Professor Gardner's first publication was his Oxford University thesis, published by the Oxford University Press as Sterling-Dollar Diplomacy. It has been described as the "classic" study of Anglo-American economic collaboration in the creation of the Bretton Woods institutions and GATT. He is the author of three other books on international affairs including In Pursuit of World Order: US Foreign Policy and International Organization (Praeger 1965) and of numerous articles in Foreign Affairs, the New York Times, the Washington Post, the Wall Street Journal, and other publications. In 1992 the Council on Foreign Relations published his booklet entitled Negotiating Survival: Four Priorities After Rio.

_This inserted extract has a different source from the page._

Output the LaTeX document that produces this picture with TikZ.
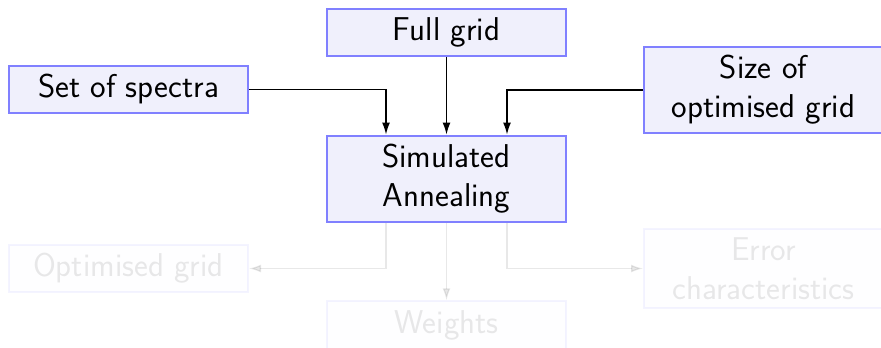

In addition to his teaching career, Dick Gardner has a very rich professional biography. He served as the U.S. ambassador to Italy from 1977 to 1981 and as the U.S. ambassador to Spain from 1993 to 1997. During his service in Spain, he received the Thomas Jefferson Award for his contributions to U.S. citizens abroad. From 1961 to 1965 he served as deputy assistant secretary of state for International Organization Affairs. He was a member of the President's Advisory Committee on Trade Policy and Negotiations (ACTPN) from 1999 to 2002, and was a member of the U.S. delegation to the ministerial meeting of the World Trade Organization held in Seattle at the end of 1999. In 2000, Professor Gardner served as a public delegate to the 55th United Nations General Assembly and was a member of the U.S. delegation to the UN General Assembly from 1961 to 1967. He served as a special adviser to the United Nations at the 1992 Earth Summit in Rio as he did in 1972 to the UN Conference on the Human Environment. From 1982 to 1993 he was cochairman of the Aspen Institute Program on the United States and the World Economy. He also served from 1988 to 1992 as Chairman of the U.S. group in a joint Russian-American program on the United Nations and collective security, established under the auspices of the U.S. and Russian UN associations.

He currently serves as a member of the State Department's Advisory Committee on International Economic Policy. He is a member of the Trilateral Commission, the American Philosophical Society, and the Council on Foreign Relations. He is a member of the board of directors of the San Paolo IMI Bank Group and of the international advisory board of Banco Santander Central Hispano. He also serves on the International Capital Markets Advisory Committee of the New York Stock Exchange. He is a member of a UN association group engaged in a dialogue on multilateral issues with the Chinese Institute of International Studies. Presently he also serves as off counsel with the global law firm of Morgan, Lewis, and Bockius.

Professor Gardner holds a BA in economics from Harvard, a JD from Yale Law School, and a PhD degree in economics from Oxford, where he studied as a Rhodes scholar.